7. A flywheel system according to claim 1 further comprising a controller adapted to maintain the valve in a closed state until the flywheel is rotating, and open the valve after the flywheel begins rotating.

8. A flywheel system according to claim 1 further comprising a controller adapted to start the flywheel system, wherein the controller is further adapted to open the valve following start-up of the flywheel system, when the vacuum pump is rotating at a speed in excess of a speed threshold value.

9. A flywheel system according to claim 1 further comprising a controller adapted to determine when the rotating flywheel is to be shut down, and close the valve before controlling said flywheel to come to rest.

10. A flywheel system according to claim 1 further comprising a controller adapted to monitor the pump speed of said flywheel system, wherein the controller opens the valve when the pump speed is above a threshold value.

11. A flywheel system according to claim 1 further comprising a controller adapted to open the valve when a chamber pressure value corresponding to the pressure in the chamber is above a threshold value which is between 4 and 8 mbar.

12. A flywheel system comprising:

a flywheel;

a chamber within which said flywheel is provided;

a passage for connecting the chamber to an inlet of a vacuum pump

a valve arranged to selectively open or close said passage; and

a controller adapted to determine a chamber pressure value corresponding to the pressure in the chamber; determine a maximum allowable flywheel speed based on the determined chamber pressure value; and limit the speed of the flywheel based on the determined maximum allowable flywheel speed.

13. A flywheel system according to claim 12, wherein the controller is further adapted to decrease the value of the determined maximum allowable flywheel speed with increasing pressure in the chamber.

14. A method of controlling a flywheel system according to claim 12, wherein the determined maximum allowable flywheel speed value is less than 10,000 rpm when the chamber pressure value is above 10 mbar.

15. A flywheel system comprising:

a flywheel;

a chamber within which said flywheel is provided;

a passage for connecting the chamber to an inlet of a vacuum pump; and

a valve arranged to selectively open or close said passage, at least partially based upon a chamber pressure value corresponding to the pressure in the chamber, and wherein the valve is arranged to open the passage when said chamber pressure value exceeds a value that is between 4 and 8 mbar.

16. A flywheel system according to claim 15 further comprising a pressure sensor for determining said chamber pressure value.

17. A flywheel system according to claim 15 wherein the valve includes a seal for sealing the flow path through the passage and wherein the seal includes a face seal.
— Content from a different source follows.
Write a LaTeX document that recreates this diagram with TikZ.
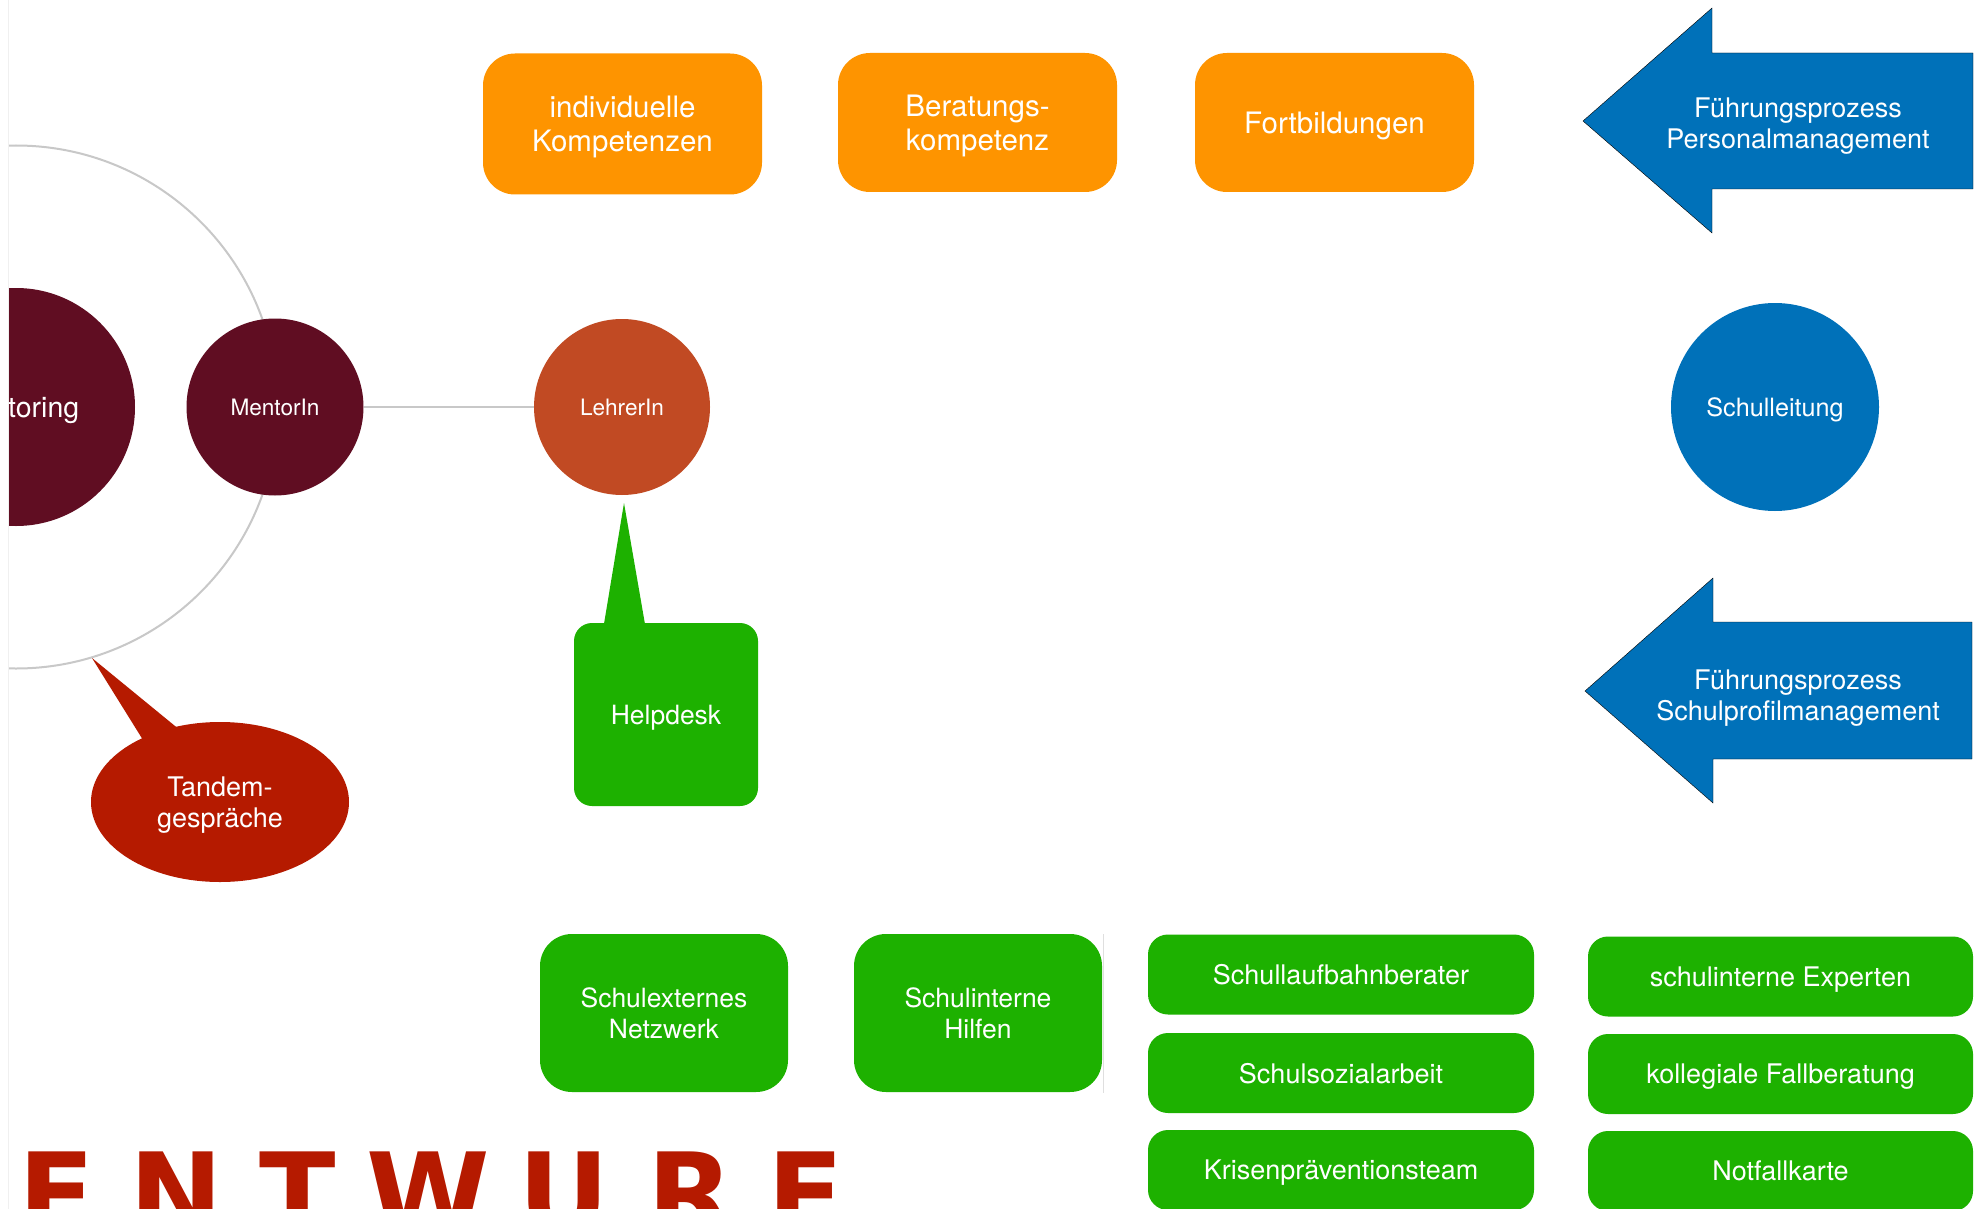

18. A flywheel system according to claim 15 further comprising a controller arranged to start the flywheel system, the controller adapted to maintain the valve in a closed state until the pump is rotating; and open the valve after the pump begins rotating.

19. A flywheel system according to claim 18 wherein the controller is further arranged to open the valve when the vacuum pump is rotating at a speed in excess of a speed threshold value.

20. A flywheel system according to claim 15 further comprising a controller arranged to shut down the flywheel system, the controller adapted to determine when the flywheel system is to be shut down, and close the valve before controlling the vacuum pump to come to rest.